Le Conseil Constitutionnel a joué un rôle crucial dans l'évolution de la controverse sur les statistiques ethniques lors de l’élaboration de la Loi relative à l’Immigration. En effet, l’article 63 tendait à permettre, pour la conduite d'études sur la mesure de la diversité des origines, de la discrimination et de l'intégration, et sous réserve d'une autorisation de la Commission nationale de l'informatique et des libertés, la réalisation de traitements de données à caractère personnel faisant « apparaître, directement ou indirectement, les origines raciales ou ethniques » des personnes. Celui ci a été déclaré non conforme à la Constitution.

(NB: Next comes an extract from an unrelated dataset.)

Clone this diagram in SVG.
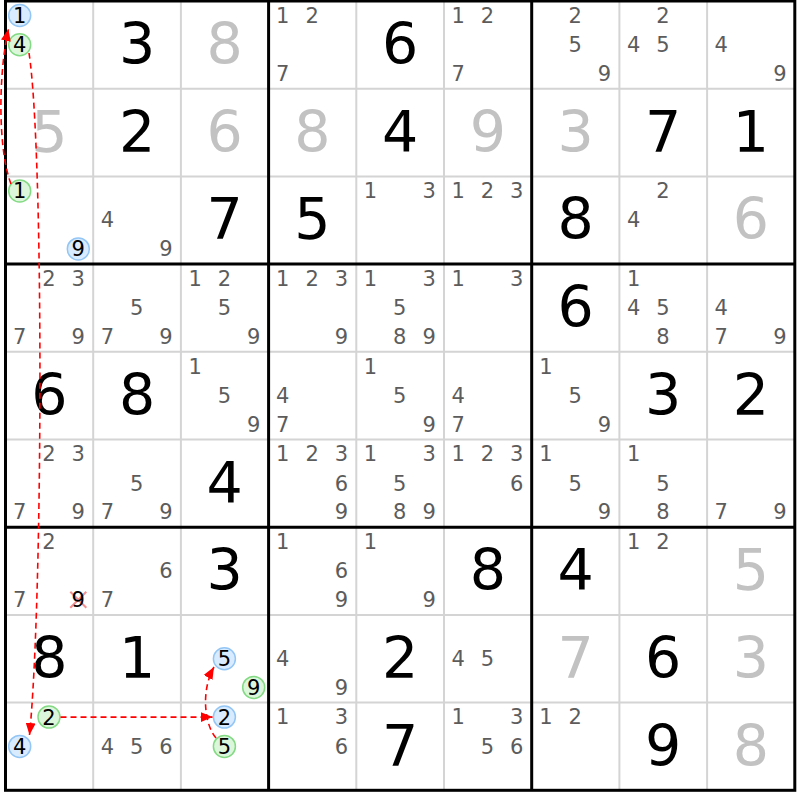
<svg xmlns="http://www.w3.org/2000/svg" width="800" height="800" viewBox="0 0 800 800">
<defs>
<style>
text{font-family:"DejaVu Sans",Verdana,sans-serif;text-anchor:middle}
.g{font-size:57px;fill:#000}
.s{font-size:57px;fill:#c2c2c2}
.c{font-size:21px;fill:#5c5c5c}
.k{font-size:21px;fill:#000}
.cb{fill:#d9ebff;stroke:#94c6f5;stroke-width:1.5}
.cg{fill:#dcf6dc;stroke:#84da84;stroke-width:1.5}
.thin{stroke:#d4d4d4;stroke-width:2}
.thick{stroke:#000;stroke-width:3;fill:none}
.link{fill:none;stroke:#f00;stroke-width:1.6;stroke-dasharray:6 4;marker-end:url(#arr)}
.x{stroke:#f59090;stroke-width:2}
</style>
<marker id="arr" viewBox="0 0 12 10" refX="12" refY="5" markerWidth="12" markerHeight="10" markerUnits="userSpaceOnUse" orient="auto"><path d="M0,0 L12,5 L0,10 z" fill="#f00"/></marker>
</defs>
<rect x="0" y="0" width="800" height="800" fill="#fff"/>
<g id="grid">
<path class="thin" d="M93.2,1V790.3M180.9,1V790.3M356.3,1V790.3M444,1V790.3M619.4,1V790.3M707.1,1V790.3M5.5,88.7H794.8M5.5,176.4H794.8M5.5,351.8H794.8M5.5,439.5H794.8M5.5,614.9H794.8M5.5,702.6H794.8"/>
<path class="thick" d="M268.6,1V790.3M531.7,1V790.3M5.5,264.1H794.8M5.5,527.2H794.8"/>
<rect class="thick" x="5.5" y="1" width="789.3" height="789.3"/>
</g>

<g id="r0c0" transform="translate(5.5,1)"><circle class="cb" cx="14.2" cy="14.5" r="11"/><text class="k" x="14.2" y="22">1</text><circle class="cg" cx="14.2" cy="43.8" r="11"/><text class="k" x="14.2" y="51.3">4</text></g>
<g id="r0c1" transform="translate(93.2,1)"><text class="g" x="43.85" y="63">3</text></g>
<g id="r0c2" transform="translate(180.9,1)"><text class="s" x="43.85" y="63">8</text></g>
<g id="r0c3" transform="translate(268.6,1)"><text class="c" x="14.2" y="21.8">1</text><text class="c" x="43.5" y="21.8">2</text><text class="c" x="14.2" y="79.8">7</text></g>
<g id="r0c4" transform="translate(356.3,1)"><text class="g" x="43.85" y="63">6</text></g>
<g id="r0c5" transform="translate(444,1)"><text class="c" x="14.2" y="21.8">1</text><text class="c" x="43.5" y="21.8">2</text><text class="c" x="14.2" y="79.8">7</text></g>
<g id="r0c6" transform="translate(531.7,1)"><text class="c" x="43.5" y="21.8">2</text><text class="c" x="43.5" y="51.1">5</text><text class="c" x="72.8" y="79.8">9</text></g>
<g id="r0c7" transform="translate(619.4,1)"><text class="c" x="43.5" y="21.8">2</text><text class="c" x="14.2" y="51.1">4</text><text class="c" x="43.5" y="51.1">5</text></g>
<g id="r0c8" transform="translate(707.1,1)"><text class="c" x="14.2" y="51.1">4</text><text class="c" x="72.8" y="79.8">9</text></g>

<g id="r1c0" transform="translate(5.5,88.7)"><text class="s" x="43.85" y="63">5</text></g>
<g id="r1c1" transform="translate(93.2,88.7)"><text class="g" x="43.85" y="63">2</text></g>
<g id="r1c2" transform="translate(180.9,88.7)"><text class="s" x="43.85" y="63">6</text></g>
<g id="r1c3" transform="translate(268.6,88.7)"><text class="s" x="43.85" y="63">8</text></g>
<g id="r1c4" transform="translate(356.3,88.7)"><text class="g" x="43.85" y="63">4</text></g>
<g id="r1c5" transform="translate(444,88.7)"><text class="s" x="43.85" y="63">9</text></g>
<g id="r1c6" transform="translate(531.7,88.7)"><text class="s" x="43.85" y="63">3</text></g>
<g id="r1c7" transform="translate(619.4,88.7)"><text class="g" x="43.85" y="63">7</text></g>
<g id="r1c8" transform="translate(707.1,88.7)"><text class="g" x="43.85" y="63">1</text></g>

<g id="r2c0" transform="translate(5.5,176.4)"><circle class="cg" cx="14.2" cy="14.5" r="11"/><text class="k" x="14.2" y="22">1</text><circle class="cb" cx="72.8" cy="72.5" r="11"/><text class="k" x="72.8" y="80">9</text></g>
<g id="r2c1" transform="translate(93.2,176.4)"><text class="c" x="14.2" y="51.1">4</text><text class="c" x="72.8" y="79.8">9</text></g>
<g id="r2c2" transform="translate(180.9,176.4)"><text class="g" x="43.85" y="63">7</text></g>
<g id="r2c3" transform="translate(268.6,176.4)"><text class="g" x="43.85" y="63">5</text></g>
<g id="r2c4" transform="translate(356.3,176.4)"><text class="c" x="14.2" y="21.8">1</text><text class="c" x="72.8" y="21.8">3</text></g>
<g id="r2c5" transform="translate(444,176.4)"><text class="c" x="14.2" y="21.8">1</text><text class="c" x="43.5" y="21.8">2</text><text class="c" x="72.8" y="21.8">3</text></g>
<g id="r2c6" transform="translate(531.7,176.4)"><text class="g" x="43.85" y="63">8</text></g>
<g id="r2c7" transform="translate(619.4,176.4)"><text class="c" x="43.5" y="21.8">2</text><text class="c" x="14.2" y="51.1">4</text></g>
<g id="r2c8" transform="translate(707.1,176.4)"><text class="s" x="43.85" y="63">6</text></g>

<g id="r3c0" transform="translate(5.5,264.1)"><text class="c" x="43.5" y="21.8">2</text><text class="c" x="72.8" y="21.8">3</text><text class="c" x="14.2" y="79.8">7</text><text class="c" x="72.8" y="79.8">9</text></g>
<g id="r3c1" transform="translate(93.2,264.1)"><text class="c" x="43.5" y="51.1">5</text><text class="c" x="14.2" y="79.8">7</text><text class="c" x="72.8" y="79.8">9</text></g>
<g id="r3c2" transform="translate(180.9,264.1)"><text class="c" x="14.2" y="21.8">1</text><text class="c" x="43.5" y="21.8">2</text><text class="c" x="43.5" y="51.1">5</text><text class="c" x="72.8" y="79.8">9</text></g>
<g id="r3c3" transform="translate(268.6,264.1)"><text class="c" x="14.2" y="21.8">1</text><text class="c" x="43.5" y="21.8">2</text><text class="c" x="72.8" y="21.8">3</text><text class="c" x="72.8" y="79.8">9</text></g>
<g id="r3c4" transform="translate(356.3,264.1)"><text class="c" x="14.2" y="21.8">1</text><text class="c" x="72.8" y="21.8">3</text><text class="c" x="43.5" y="51.1">5</text><text class="c" x="43.5" y="79.8">8</text><text class="c" x="72.8" y="79.8">9</text></g>
<g id="r3c5" transform="translate(444,264.1)"><text class="c" x="14.2" y="21.8">1</text><text class="c" x="72.8" y="21.8">3</text></g>
<g id="r3c6" transform="translate(531.7,264.1)"><text class="g" x="43.85" y="63">6</text></g>
<g id="r3c7" transform="translate(619.4,264.1)"><text class="c" x="14.2" y="21.8">1</text><text class="c" x="14.2" y="51.1">4</text><text class="c" x="43.5" y="51.1">5</text><text class="c" x="43.5" y="79.8">8</text></g>
<g id="r3c8" transform="translate(707.1,264.1)"><text class="c" x="14.2" y="51.1">4</text><text class="c" x="14.2" y="79.8">7</text><text class="c" x="72.8" y="79.8">9</text></g>

<g id="r4c0" transform="translate(5.5,351.8)"><text class="g" x="43.85" y="63">6</text></g>
<g id="r4c1" transform="translate(93.2,351.8)"><text class="g" x="43.85" y="63">8</text></g>
<g id="r4c2" transform="translate(180.9,351.8)"><text class="c" x="14.2" y="21.8">1</text><text class="c" x="43.5" y="51.1">5</text><text class="c" x="72.8" y="79.8">9</text></g>
<g id="r4c3" transform="translate(268.6,351.8)"><text class="c" x="14.2" y="51.1">4</text><text class="c" x="14.2" y="79.8">7</text></g>
<g id="r4c4" transform="translate(356.3,351.8)"><text class="c" x="14.2" y="21.8">1</text><text class="c" x="43.5" y="51.1">5</text><text class="c" x="72.8" y="79.8">9</text></g>
<g id="r4c5" transform="translate(444,351.8)"><text class="c" x="14.2" y="51.1">4</text><text class="c" x="14.2" y="79.8">7</text></g>
<g id="r4c6" transform="translate(531.7,351.8)"><text class="c" x="14.2" y="21.8">1</text><text class="c" x="43.5" y="51.1">5</text><text class="c" x="72.8" y="79.8">9</text></g>
<g id="r4c7" transform="translate(619.4,351.8)"><text class="g" x="43.85" y="63">3</text></g>
<g id="r4c8" transform="translate(707.1,351.8)"><text class="g" x="43.85" y="63">2</text></g>

<g id="r5c0" transform="translate(5.5,439.5)"><text class="c" x="43.5" y="21.8">2</text><text class="c" x="72.8" y="21.8">3</text><text class="c" x="14.2" y="79.8">7</text><text class="c" x="72.8" y="79.8">9</text></g>
<g id="r5c1" transform="translate(93.2,439.5)"><text class="c" x="43.5" y="51.1">5</text><text class="c" x="14.2" y="79.8">7</text><text class="c" x="72.8" y="79.8">9</text></g>
<g id="r5c2" transform="translate(180.9,439.5)"><text class="g" x="43.85" y="63">4</text></g>
<g id="r5c3" transform="translate(268.6,439.5)"><text class="c" x="14.2" y="21.8">1</text><text class="c" x="43.5" y="21.8">2</text><text class="c" x="72.8" y="21.8">3</text><text class="c" x="72.8" y="51.1">6</text><text class="c" x="72.8" y="79.8">9</text></g>
<g id="r5c4" transform="translate(356.3,439.5)"><text class="c" x="14.2" y="21.8">1</text><text class="c" x="72.8" y="21.8">3</text><text class="c" x="43.5" y="51.1">5</text><text class="c" x="43.5" y="79.8">8</text><text class="c" x="72.8" y="79.8">9</text></g>
<g id="r5c5" transform="translate(444,439.5)"><text class="c" x="14.2" y="21.8">1</text><text class="c" x="43.5" y="21.8">2</text><text class="c" x="72.8" y="21.8">3</text><text class="c" x="72.8" y="51.1">6</text></g>
<g id="r5c6" transform="translate(531.7,439.5)"><text class="c" x="14.2" y="21.8">1</text><text class="c" x="43.5" y="51.1">5</text><text class="c" x="72.8" y="79.8">9</text></g>
<g id="r5c7" transform="translate(619.4,439.5)"><text class="c" x="14.2" y="21.8">1</text><text class="c" x="43.5" y="51.1">5</text><text class="c" x="43.5" y="79.8">8</text></g>
<g id="r5c8" transform="translate(707.1,439.5)"><text class="c" x="14.2" y="79.8">7</text><text class="c" x="72.8" y="79.8">9</text></g>

<g id="r6c0" transform="translate(5.5,527.2)"><text class="c" x="43.5" y="21.8">2</text><text class="c" x="14.2" y="79.8">7</text><path class="x" d="M64.8,64.5L80.8,80.5M80.8,64.5L64.8,80.5"/><text class="k" x="72.8" y="80">9</text></g>
<g id="r6c1" transform="translate(93.2,527.2)"><text class="c" x="72.8" y="51.1">6</text><text class="c" x="14.2" y="79.8">7</text></g>
<g id="r6c2" transform="translate(180.9,527.2)"><text class="g" x="43.85" y="63">3</text></g>
<g id="r6c3" transform="translate(268.6,527.2)"><text class="c" x="14.2" y="21.8">1</text><text class="c" x="72.8" y="51.1">6</text><text class="c" x="72.8" y="79.8">9</text></g>
<g id="r6c4" transform="translate(356.3,527.2)"><text class="c" x="14.2" y="21.8">1</text><text class="c" x="72.8" y="79.8">9</text></g>
<g id="r6c5" transform="translate(444,527.2)"><text class="g" x="43.85" y="63">8</text></g>
<g id="r6c6" transform="translate(531.7,527.2)"><text class="g" x="43.85" y="63">4</text></g>
<g id="r6c7" transform="translate(619.4,527.2)"><text class="c" x="14.2" y="21.8">1</text><text class="c" x="43.5" y="21.8">2</text></g>
<g id="r6c8" transform="translate(707.1,527.2)"><text class="s" x="43.85" y="63">5</text></g>

<g id="r7c0" transform="translate(5.5,614.9)"><text class="g" x="43.85" y="63">8</text></g>
<g id="r7c1" transform="translate(93.2,614.9)"><text class="g" x="43.85" y="63">1</text></g>
<g id="r7c2" transform="translate(180.9,614.9)"><circle class="cb" cx="43.5" cy="43.8" r="11"/><text class="k" x="43.5" y="51.3">5</text><circle class="cg" cx="72.8" cy="72.5" r="11"/><text class="k" x="72.8" y="80">9</text></g>
<g id="r7c3" transform="translate(268.6,614.9)"><text class="c" x="14.2" y="51.1">4</text><text class="c" x="72.8" y="79.8">9</text></g>
<g id="r7c4" transform="translate(356.3,614.9)"><text class="g" x="43.85" y="63">2</text></g>
<g id="r7c5" transform="translate(444,614.9)"><text class="c" x="14.2" y="51.1">4</text><text class="c" x="43.5" y="51.1">5</text></g>
<g id="r7c6" transform="translate(531.7,614.9)"><text class="s" x="43.85" y="63">7</text></g>
<g id="r7c7" transform="translate(619.4,614.9)"><text class="g" x="43.85" y="63">6</text></g>
<g id="r7c8" transform="translate(707.1,614.9)"><text class="s" x="43.85" y="63">3</text></g>

<g id="r8c0" transform="translate(5.5,702.6)"><circle class="cg" cx="43.5" cy="14.5" r="11"/><text class="k" x="43.5" y="22">2</text><circle class="cb" cx="14.2" cy="43.8" r="11"/><text class="k" x="14.2" y="51.3">4</text></g>
<g id="r8c1" transform="translate(93.2,702.6)"><text class="c" x="14.2" y="51.1">4</text><text class="c" x="43.5" y="51.1">5</text><text class="c" x="72.8" y="51.1">6</text></g>
<g id="r8c2" transform="translate(180.9,702.6)"><circle class="cb" cx="43.5" cy="14.5" r="11"/><text class="k" x="43.5" y="22">2</text><circle class="cg" cx="43.5" cy="43.8" r="11"/><text class="k" x="43.5" y="51.3">5</text></g>
<g id="r8c3" transform="translate(268.6,702.6)"><text class="c" x="14.2" y="21.8">1</text><text class="c" x="72.8" y="21.8">3</text><text class="c" x="72.8" y="51.1">6</text></g>
<g id="r8c4" transform="translate(356.3,702.6)"><text class="g" x="43.85" y="63">7</text></g>
<g id="r8c5" transform="translate(444,702.6)"><text class="c" x="14.2" y="21.8">1</text><text class="c" x="72.8" y="21.8">3</text><text class="c" x="43.5" y="51.1">5</text><text class="c" x="72.8" y="51.1">6</text></g>
<g id="r8c6" transform="translate(531.7,702.6)"><text class="c" x="14.2" y="21.8">1</text><text class="c" x="43.5" y="21.8">2</text></g>
<g id="r8c7" transform="translate(619.4,702.6)"><text class="g" x="43.85" y="63">9</text></g>
<g id="r8c8" transform="translate(707.1,702.6)"><text class="s" x="43.85" y="63">8</text></g>

<g id="connectors">
<path class="link" d="M11,184 C-2,150 -2,75 8.5,29"/>
<path class="link" d="M29,53 C44,150 43,600 29.5,735"/>
<path class="link" d="M60.5,717.1 L212.5,717.1"/>
<path class="link" d="M216,738 C204,724 201,690 214,667"/>
</g>
</svg>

Dans le Communiqué de Presse du Conseil Constitutionnel apparaissent les motifs de cette annulation.
Le premier motif de cette annulation relève d’une question de procédure. En effet, l’article 63 résulte d’un amendement réalisé à l’Assemblée Nationale par les parlementaires de la CNIL, dans un projet de Loi portant sur l’immigration et l’intégration, l’article n’ayant donc pas de lien direct avec le reste du projet de loi. Il s’agissait d’un « cavalier législatif ».
« En tout état de cause, l'amendement dont est issu l'article 63 était dépourvu de tout lien avec la loi déférée qui ne comportait à l'origine que des dispositions liées à l'entrée et au séjour des étrangers en France. De ce seul fait, l'article 63, ayant été adopté au terme d'une procédure irrégulière, a été annulé. »
Toutefois, le Conseil Constitutionnel n’a pas arrêter là sa réflexion sur l’article. Il a aussi émis sa position par rapport à un futur texte de loi sur les statistiques ethniques :
« Si les traitements nécessaires à la conduite d'études sur la mesure de la diversité des origines des personnes, de la discrimination et de l'intégration peuvent porter sur des données objectives, ils ne sauraient, sans méconnaître le principe énoncé par l'article 1er de la Constitution, reposer sur l'origine ethnique ou la race. »
L’article 1er de la Constitution est : « La France est une République indivisible, laïque, démocratique et sociale. Elle assure l'égalité devant la loi de tous les citoyens sans distinction d'origine, de race ou de religion. Elle respecte toutes les croyances. Son organisation est décentralisée. »
Ainsi, l’article 1er de la Constitution semble au premier abord à l’encontre de l’idée de catégorisation de la population et donc de référentiel ethno-racial. Toutefois, comme nous l’a souligné Dominique Schnapper et comme il apparaît clairement dans la précédente déclaration, le Conseil Constitutionnel ne s’oppose pas à la réalisation de statistiques ethniques dans la mesure où aucun référentiel ethno-racial national n’est créé et où les données utilsées sont objectives.
Les statistiques ethniques et leur application ont été freinées par l’annulation de l’article 63, suite à un problème procédurier, mais le Conseil Constitutionnel affiche simultanément sa volonté de dialogue afin de légiférer (positivement) autour des statistiques ethniques.
« D'une part, il a jugé que si les traitements nécessaires à la conduite des études sur la mesure de la diversité des origines peuvent porter sur des données objectives, ils ne sauraient reposer sur l'origine ethnique ou la race. L'article 63 ne prenait pas en compte ce principe énoncé par l'article 1er de la Constitution.»